Appendix 2: Using EMAN2 for bit truncation and format conversion

In development versions of EMAN2/3 after June 2022, a new syntax is available for specifying bit truncation in any output file in any EMAN2 program. These filename specifications override any default compression or other command-line arguments discussed below. This will be supported for all appropriate file formats, with an updated list maintained on the EMAN2 Wiki:

https://eman2.org/ImageFormats

The new specification permits:

<filename>:<bits>

<filename>:<bits>:f

<filename>:<bits>:<min>:<max>

<filename>:<bits>:<minsig>s:<maxsig>s

For example:

myfile.mrcs:5 – which will produce an 8 bit MRC stack file with 5 bits of precision, covering the full range of values after extreme outliers have been removed

myfile.hdf:12:3s:3s – will produce a compressed16 bit hdf5 file, with 12 bits of precision, using values extending from mean-3*sigma to mean+3*sigma

mymask.mrc:8:f – will produce an 8 bit MRC volume with 8 bits of precision, covering the full range of values in the original image, with no outlier removal

The original mechanism for HDF5 compression is available in EMAN2.91 and later. There are several command-line methods to compress files:

e2compress.py will compress a set of input images, volumes or stacks in any format EMAN2 can read. The result will be a set of correspondingly named set of HDF5 files. If the input files are uncompressed HDF5, the input files will be overwritten by default. Multithreaded compression is available when compressing multiple files.

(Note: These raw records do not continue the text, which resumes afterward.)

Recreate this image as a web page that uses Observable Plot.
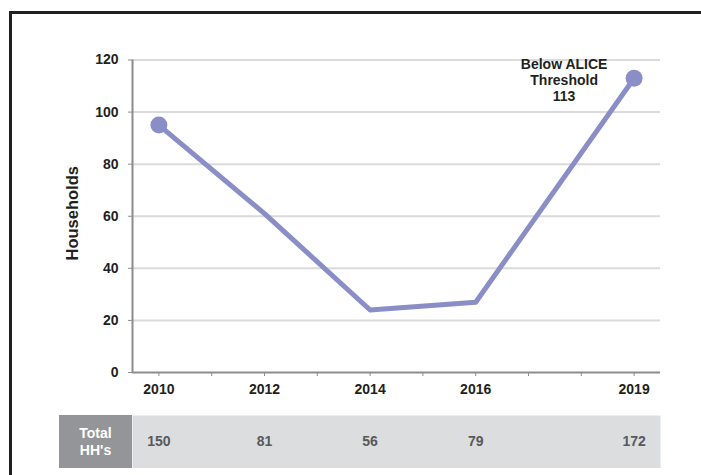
<!DOCTYPE html>
<html>
<head>
<meta charset="utf-8">
<script src="https://cdn.jsdelivr.net/npm/d3@7"></script>
<script src="https://cdn.jsdelivr.net/npm/@observablehq/plot@0.6"></script>
<style>
  html, body { margin: 0; padding: 0; background: #fff; width: 701px; height: 475px; overflow: hidden; }
  body { position: relative; font-family: "Liberation Sans", Arial, sans-serif; }
  #frame { position: absolute; left: 9px; top: 11px; width: 692px; height: 464px;
           border-left: 3px solid #231f20; border-top: 3px solid #231f20; box-sizing: border-box; }
  #main { position: absolute; left: 0; top: 0; width: 701px; height: 400px; overflow: hidden; }
  #table { position: absolute; left: 0; top: 400px; width: 701px; height: 68px; overflow: hidden; }
  #hdr { position: absolute; left: 59px; top: 415px; width: 73px; height: 53px; background: #939598;
         color: #fff; font-weight: bold; font-size: 14px; line-height: 17px; text-align: center;
         display: flex; align-items: center; justify-content: center; }
</style>
</head>
<body>
<div id="frame"></div>
<div id="main"></div>
<div id="table"></div>
<div id="hdr"><span>Total<br>HH's</span></div>
<script>
// Data
const years = [2010, 2012, 2014, 2016, 2019];
const households = [95, 61, 24, 27, 113];
const totals = [150, 81, 56, 79, 172];
const markerYears = [2010, 2019];
const markerValues = [95, 113];
const xTickYears = [2010, 2011, 2012, 2013, 2014, 2015, 2016, 2017, 2018, 2019];
const xTickLabels = [2010, 2012, 2014, 2016, 2019];
const yTicks = [0, 20, 40, 60, 80, 100, 120];
const yLabel = "Households";
const annotation = "Below ALICE\nThreshold\n113";

const series = years.map((y, i) => ({year: y, value: households[i]}));
const markers = markerYears.map((y, i) => ({year: y, value: markerValues[i]}));
const tableRow = years.map((y, i) => ({year: y, total: totals[i]}));

const lineColor = "#8a8ec6";
const axisColor = "#8c8c8c";
const textColor = "#231f20";
const fontStyle = {fontFamily: "'Liberation Sans', Arial, sans-serif", fontSize: "14px", fontWeight: "bold", background: "transparent", overflow: "visible"};

const xOpts = {type: "linear", domain: [2009.5, 2019.5]};

const main = Plot.plot({
  width: 701,
  height: 400,
  marginLeft: 132,
  marginRight: 41,
  marginTop: 59.5,
  marginBottom: 28,
  style: fontStyle,
  x: {...xOpts, axis: null, label: null},
  y: {domain: [0, 120], axis: null, label: null},
  marks: [
    Plot.ruleY(yTicks.filter(d => d > 0), {stroke: "#dadada", strokeWidth: 2}),
    Plot.ruleX([2009.5], {y1: 0, y2: 120, stroke: axisColor, strokeWidth: 2}),
    Plot.ruleY([0], {stroke: axisColor, strokeWidth: 2}),
    Plot.axisY({ticks: yTicks, label: null, tickSize: 4, tickPadding: 10, stroke: axisColor, fill: textColor, fontSize: 14, tickFormat: d => String(d)}),
    Plot.axisX({ticks: xTickYears, label: null, tickSize: 4, tickPadding: 8, stroke: axisColor, fill: textColor, fontSize: 14,
      tickFormat: d => xTickLabels.includes(d) ? String(d) : ""}),
    Plot.text([yLabel], {frameAnchor: "left", textAnchor: "middle", rotate: -90, dx: -60, dy: -3, fill: textColor, fontSize: 16.5, fontWeight: "bold"}),
    Plot.line(series, {x: "year", y: "value", stroke: lineColor, strokeWidth: 5}),
    Plot.dot(markers, {x: "year", y: "value", r: 8.5, fill: lineColor}),
    Plot.text([markers[1]], {x: "year", y: "value", text: () => annotation, dx: -70, dy: 2, lineHeight: 1.15, fill: textColor, fontSize: 14, fontWeight: "bold"})
  ]
});
document.getElementById("main").appendChild(main);

const table = Plot.plot({
  width: 701,
  height: 68,
  marginLeft: 132,
  marginRight: 41,
  marginTop: 15,
  marginBottom: 0,
  style: fontStyle,
  x: {...xOpts, axis: null},
  y: {axis: null},
  marks: [
    Plot.frame({fill: "#dcdddf", stroke: "none"}),
    Plot.text(tableRow, {x: "year", text: d => String(d.total), frameAnchor: "middle", fill: "#58595b", fontSize: 14, fontWeight: "bold"})
  ]
});
document.getElementById("table").appendChild(table);
</script>
</body>
</html>
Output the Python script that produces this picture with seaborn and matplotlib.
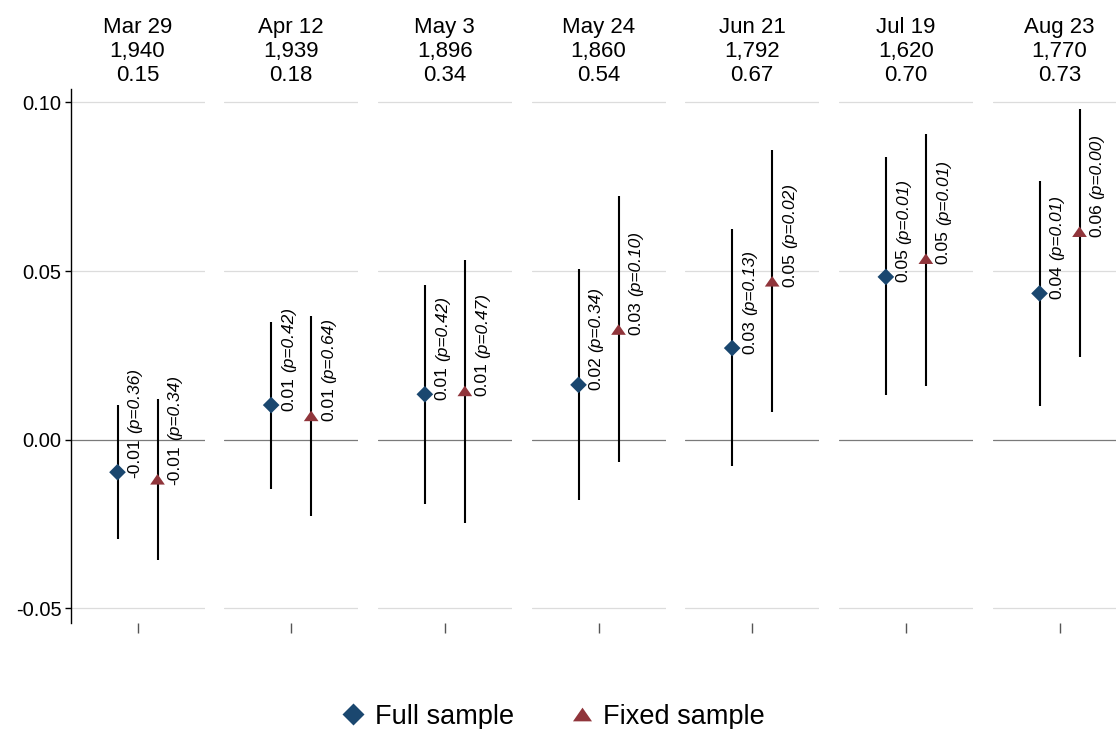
"""
Coefficient plot: full vs fixed sample estimates by survey wave.
"""

import matplotlib.pyplot as plt
import pandas as pd
import seaborn as sns
from matplotlib.lines import Line2D
from matplotlib.path import Path

dates = ["Mar 29", "Apr 12", "May 3", "May 24", "Jun 21", "Jul 19", "Aug 23"]
n_obs = ["1,940", "1,939", "1,896", "1,860", "1,792", "1,620", "1,770"]
r2_vals = ["0.15", "0.18", "0.34", "0.54", "0.67", "0.70", "0.73"]

full_est = [-0.0096, 0.0103, 0.0135, 0.0163, 0.0272, 0.0483, 0.0434]
full_lo = [-0.0295, -0.0145, -0.0190, -0.0178, -0.0077, 0.0132, 0.0101]
full_hi = [0.0104, 0.0349, 0.0458, 0.0505, 0.0626, 0.0837, 0.0767]
full_p = [0.36, 0.42, 0.42, 0.34, 0.13, 0.01, 0.01]

fixed_est = [-0.0117, 0.0071, 0.0145, 0.0327, 0.0470, 0.0537, 0.0617]
fixed_lo = [-0.0356, -0.0226, -0.0248, -0.0067, 0.0082, 0.0161, 0.0247]
fixed_hi = [0.0122, 0.0367, 0.0533, 0.0723, 0.0859, 0.0908, 0.0980]
fixed_p = [0.34, 0.64, 0.47, 0.10, 0.02, 0.01, 0.00]

y_ticks = [-0.05, 0.0, 0.05, 0.10]
y_tick_labels = ["-0.05", "0.00", "0.05", "0.10"]

NAVY = "#1a476f"
MAROON = "#90353b"
TRIANGLE = Path(
    [(-1, -0.72), (1, -0.72), (0, 0.72), (-1, -0.72)],
    [Path.MOVETO, Path.LINETO, Path.LINETO, Path.CLOSEPOLY],
)
palette = {"Full sample": NAVY, "Fixed sample": MAROON}
markers = {"Full sample": "D", "Fixed sample": TRIANGLE}
sizes = {"Full sample": 72, "Fixed sample": 112}

rows = []
for i, d in enumerate(dates):
    rows.append(dict(date=d, sample="Full sample", pos=0, est=full_est[i],
                     lo=full_lo[i], hi=full_hi[i], p=full_p[i]))
    rows.append(dict(date=d, sample="Fixed sample", pos=1, est=fixed_est[i],
                     lo=fixed_lo[i], hi=fixed_hi[i], p=fixed_p[i]))
df = pd.DataFrame(rows)

sns.set_theme(style="white")
plt.rcParams["font.family"] = ["Liberation Sans", "DejaVu Sans"]
plt.rcParams["text.color"] = "black"
plt.rcParams["ytick.color"] = "black"
plt.rcParams["axes.titlecolor"] = "black"

W, H = 1116, 729
fig = plt.figure(figsize=(W / 100, H / 100), dpi=100)

for i, d in enumerate(dates):
    left = 70.5 + 153.67 * i
    ax = fig.add_axes([left / W, (H - 623) / H, 134 / W, 534 / H])
    sub = df[df["date"] == d]

    for y in [0.10, 0.05, -0.05]:
        ax.axhline(y, color="#dcdcdc", lw=0.9, zorder=0)
    ax.axhline(0, color="#7a7a7a", lw=0.9, zorder=0)

    ax.vlines(sub["pos"], sub["lo"], sub["hi"], color="black", lw=1.5, zorder=1)
    sns.scatterplot(
        data=sub, x="pos", y="est", hue="sample", style="sample", size="sample",
        palette=palette, markers=markers, sizes=sizes, edgecolor="none",
        legend=False, ax=ax, zorder=3,
    )

    for _, r in sub.iterrows():
        t1 = ax.annotate(
            f"{r.est:.2f}", xy=(r.pos, r.est), xytext=(12.5, -4),
            textcoords="offset points", rotation=90, rotation_mode="anchor",
            ha="left", va="center", fontsize=12.5, color="black",
        )
        ax.annotate(
            f"(p={r.p:.2f})", xy=(0.5, 1), xycoords=t1, xytext=(0, 3.5),
            textcoords="offset points", rotation=90, rotation_mode="anchor",
            ha="left", va="center", fontsize=12.5, style="italic", color="black",
        )

    ax.set_xlim(-1.175, 2.175)
    ax.set_ylim(-0.0543, 0.104)
    ax.set_xlabel("")
    ax.set_ylabel("")
    ax.set_xticks([0.5])
    ax.set_xticklabels([""])
    ax.tick_params(axis="x", bottom=True, direction="out", length=7, width=1,
                   color="#555555")
    for s in ["top", "right", "bottom"]:
        ax.spines[s].set_visible(False)

    if i == 0:
        ax.set_yticks(y_ticks)
        ax.set_yticklabels(y_tick_labels)
        ax.tick_params(axis="y", left=True, direction="out", length=4.5,
                       width=1, color="black", labelcolor="black",
                       labelsize=14.5, pad=2)
        ax.spines["left"].set_color("black")
        ax.spines["left"].set_linewidth(1)
    else:
        ax.set_yticks([])
        ax.spines["left"].set_visible(False)

    ax.set_title(f"{d}\n{n_obs[i]}\n{r2_vals[i]}", fontsize=16, pad=6,
                 linespacing=1.17, color="black")

handles = [
    Line2D([], [], ls="none", marker="D", color=NAVY, markersize=11.5, mec="none"),
    Line2D([], [], ls="none", marker=TRIANGLE, color=MAROON, markersize=13.7, mec="none"),
]
fig.legend(handles, ["Full sample", "Fixed sample"], loc="center",
           bbox_to_anchor=(0.495, 0.017), ncol=2, frameon=False, fontsize=19.5,
           handletextpad=0.3, columnspacing=2.0, handlelength=1.0,
           labelcolor="black")

fig.savefig("out.png", dpi=100)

For example:

e2compress.py im1.mrc im2.mrc im3.mrc im4.mrc --bits 5 --threads 4 --nooutliers

e2compress.py --help will provide details on all options

Many programs, including the ubiquitous e2proc2d.py and e2proc3d.py take the --compressbits=<bits> command line option. This will govern the number of retained bits in the main output images produced by the program. In certain programs specific output files are hardcoded to compress in a specific way.

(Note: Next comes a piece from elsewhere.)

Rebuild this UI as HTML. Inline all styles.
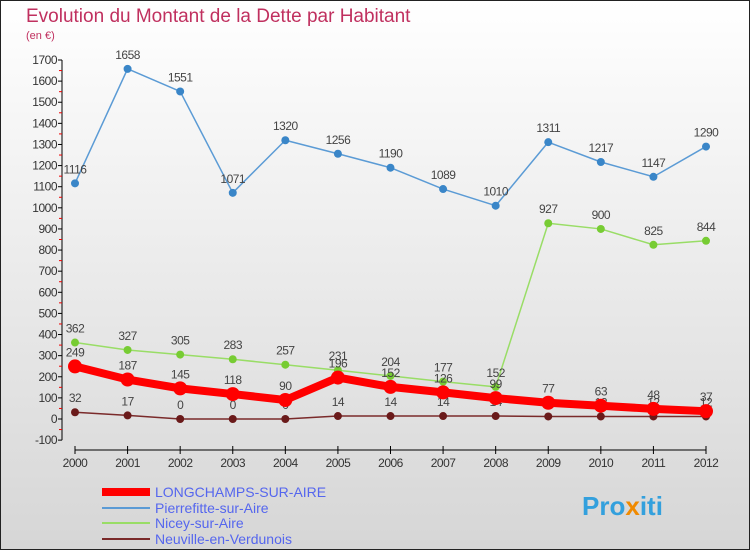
<!DOCTYPE html>
<html><head><meta charset="utf-8"><style>
body{margin:0;width:750px;height:550px;overflow:hidden;font-family:"Liberation Sans",sans-serif}
</style></head><body>
<svg width="750" height="550" style="font-family:'Liberation Sans',sans-serif">
<defs><linearGradient id="bg" x1="0" y1="0" x2="0" y2="1"><stop offset="0" stop-color="#ffffff"/><stop offset="1" stop-color="#d6d6d6"/></linearGradient></defs>
<rect x="0.5" y="0.5" width="749" height="549" fill="url(#bg)" stroke="#222"/>
<text x="26" y="22" font-size="19" fill="#c0305f">Evolution du Montant de la Dette par Habitant</text>
<text x="26" y="39" font-size="11" fill="#c0305f">(en €)</text>
<g id="axes"></g><g id="series"></g>
<g font-size="14" fill="#5566ee">
<line x1="102" y1="492" x2="150" y2="492" stroke="#ff0000" stroke-width="8"/>
<text x="155" y="497">LONGCHAMPS-SUR-AIRE</text>
<line x1="102" y1="508" x2="150" y2="508" stroke="#5b9bd5" stroke-width="2"/>
<text x="155" y="513">Pierrefitte-sur-Aire</text>
<line x1="102" y1="523" x2="150" y2="523" stroke="#99dd66" stroke-width="2"/>
<text x="155" y="528">Nicey-sur-Aire</text>
<line x1="102" y1="539" x2="150" y2="539" stroke="#7a2a2a" stroke-width="2"/>
<text x="155" y="544">Neuville-en-Verdunois</text>
</g>
<text x="582" y="515" font-size="26" font-weight="bold" fill="#33a0dd">Pro<tspan fill="#f08a00">x</tspan>iti</text>
</svg>
<script>
const years=["2000","2001","2002","2003","2004","2005","2006","2007","2008","2009","2010","2011","2012"];
const yTicks=[-100,0,100,200,300,400,500,600,700,800,900,1000,1100,1200,1300,1400,1500,1600,1700];
const longchamps=[249,187,145,118,90,196,152,126,99,77,63,48,37];
const pierrefitte=[1116,1658,1551,1071,1320,1256,1190,1089,1010,1311,1217,1147,1290];
const nicey=[362,327,305,283,257,231,204,177,152,927,900,825,844];
const neuville=[32,17,0,0,0,14,14,14,14,12,12,12,12];
const NS="http://www.w3.org/2000/svg";
const X=i=>75+i*(706-75)/(years.length-1);
const Y=v=>419-v*(419-60)/1700;
function mk(t,a,p){const e=document.createElementNS(NS,t);for(const k in a)e.setAttribute(k,a[k]);p.appendChild(e);return e;}
const ax=document.getElementById('axes');
let yl=mk('line',{x1:62,y1:Y(1700),x2:62,y2:Y(-100),stroke:'#000'},ax);


yTicks.forEach(v=>{
 mk('line',{x1:58,y1:Y(v),x2:62,y2:Y(v),stroke:'#000'},ax);
 if(v<1700) mk('line',{x1:59,y1:Y(v+50),x2:62,y2:Y(v+50),stroke:'#e00'},ax);
 const t=mk('text',{x:57,y:Y(v)+4,'font-size':12,'text-anchor':'end',fill:'#333','letter-spacing':'-0.5'},ax);
 t.textContent=v;
 
 
});
let xl=mk('line',{x1:X(0),y1:450,x2:X(12),y2:450,stroke:'#000'},ax);


years.forEach((y,i)=>{
 mk('line',{x1:X(i),y1:446,x2:X(i),y2:454,stroke:'#000'},ax);
 const t=mk('text',{x:X(i),y:467,'font-size':12,'text-anchor':'middle',fill:'#333','letter-spacing':'-0.5'},ax);
 t.textContent=y;
 
 
});
const sg=document.getElementById('series');
function series(name,data,color,w,r,dot){
 const g=mk('g',{},sg);
 
 
 const l=mk('polyline',{points:data.map((v,i)=>X(i)+','+Y(v)).join(' '),fill:'none',stroke:color,'stroke-width':w,'stroke-linejoin':'round'},g);
 
 
 data.forEach((v,i)=>{
  const c=mk('circle',{cx:X(i),cy:Y(v),r:r,fill:dot},g);
  
  
  const t=mk('text',{x:X(i),y:Y(v)-10,'font-size':12,'text-anchor':'middle',fill:'#444','letter-spacing':'-0.5'},g);
  t.textContent=v;
  
  
 });
}
series('pierrefitte',pierrefitte,'#5b9bd5',1.5,4,'#3a86c8');
series('nicey',nicey,'#99dd66',1.5,4,'#77cc33');
series('neuville',neuville,'#7a2a2a',1.5,4,'#6a1a1a');
series('longchamps',longchamps,'#ff0000',8,7,'#ff0000');
</script>
</body></html>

Decompression and/or conversion to other file formats is normally accomplished using e2proc2d.py or e2proc3d.py, which can read or write any file format supported by EMAN2 (https://eman2.org/ImageFormats). Use --help for details on available options.

For example:

e2proc2d.py mystack.hdf mystack.mrcs

e2proc2d.py mystack.hdf mystack.spi

e2proc3d.py myvolume.hdf myvolume.mrc

Simple Python examples:

from EMAN2 import *
# read the first image from file.mrcs
image=EMData(“file.mrcs”,0)
# convert to numpy, example, not required for write_compressed
ary=image.numpy()
# manipulate ary (numpy) or image (EMData), data shared
# write image to first position (0) in file.hdf with 5 bits
image.write_compressed(“file.hdf”,0,bits=5)
# write image to first position of SPIDER file without compression
image.write_image(“file.spi”,0)
# read all images from stack file into a Python list
images=EMData.read_images(“file.mrcs”)
# write all images to a compressed HDF5 file, starting at position 0
EMData.write_compressed(images,”file2.hdf”,0,bits=5)
# The full calling syntax is:
im_write_compressed(self, filename, n, bits=8, minval=0, maxval=0, nooutliers=False, level=1, erase=False)

where:

n is the number of the image/volume in a stack file

bits is the number of bits to retain after truncation

minval and maxval permit overriding the range of float values to map to the truncated integers

nooutliers (should not be specified with minval/maxval) will clamp up to 0.01% of outliers

level specifies the zlib compression level

erase will cause the existing image file to be erased prior to writing

It is important to note that unlike uncompressed images, when overwriting compressed images in HDF5 files, the space used by the original image is not recovered. For example, if you write 5 compressed images to an HDF5 file, then overwrite image #2 with a new compressed image, the file will behave as expected, but the file will be larger than it should be, by the size of the original compressed image #2. It is thus advisable when writing compressed HDF5 files, to avoid overwriting existing images. Writing images in arbitrary order, however, does not have this problem.